There is no other moment in human experience quite like it.
The body prepares for a release it never gets.
When a striker runs at goal, your body does not wait for the outcome. It prepares for it. Adrenaline releases. Muscles tense. You stand — not as a decision, but as a reflex. You inhale. You grab the person beside you. Your brain, running slightly ahead of reality, begins the celebration.
Then the ball goes wide.
All that energy — real, physical, biochemical energy — has nowhere to go. The groan is not enough. The slumping back into the seat is not enough. The head in the hands is not enough. Your body generated the resources for a celebration and must now quietly, humiliatingly, absorb them back.
It is like a sneeze that builds completely, takes over your entire face, and then simply… doesn’t come. Multiplied by a thousand. Felt in your chest.
You were certain, for exactly one second.
This is the cruelest part. Not the miss itself. The certainty that preceded it.
In that half-second when Pulisic’s foot connected with the ball, the American fans at SoFi Stadium did not think it might be a goal. They knew it was. The nervous system had already filed it. The joy had already started. And then reality rewrote the moment, and the brain had to un-know something it had just known.
That reversal — of a joy already felt — is not frustration in the ordinary sense. It is grief. You are mourning something you briefly, genuinely possessed.
And yet — you will do it again next match.
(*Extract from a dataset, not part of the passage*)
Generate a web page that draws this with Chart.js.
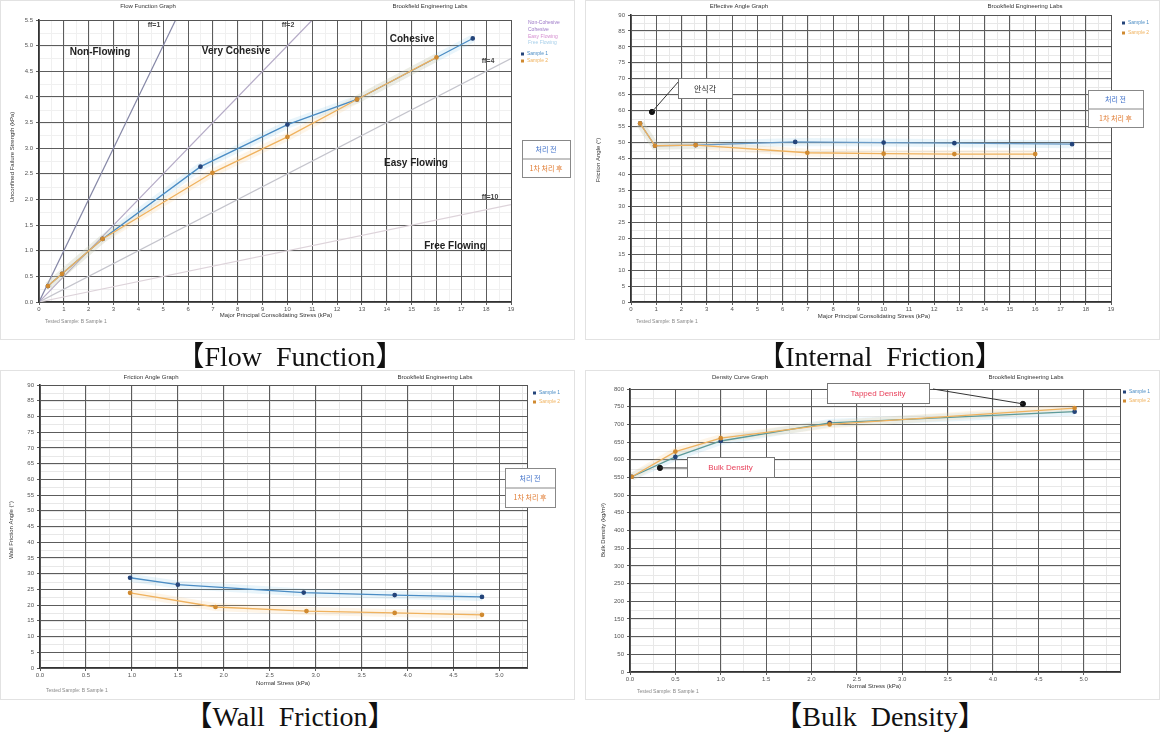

This is the paradox that no one in sport talks about. Fans know this might happen. They have felt it before. They understand, rationally, that hope creates vulnerability. And they show up anyway — fully open, fully undefended, ready to have their breath stolen again.
The 2026 World Cup, the largest in football history with 48 nations competing across the United States, Canada, and Mexico, has produced this moment thousands of times already in its opening days. In Dallas. In Seattle. In Mexico City. In Toronto. In stadiums packed with people from every corner of the world, all of them performing the same involuntary act — stopping breathing together, for a ball that hasn’t landed yet.
FIFA can sell you the ticket. They can give you the seat. They can build you the stadium.
But that one second — suspended, electric, excruciating — is the only thing at a World Cup that nobody planned, nobody sold, and nobody can take away.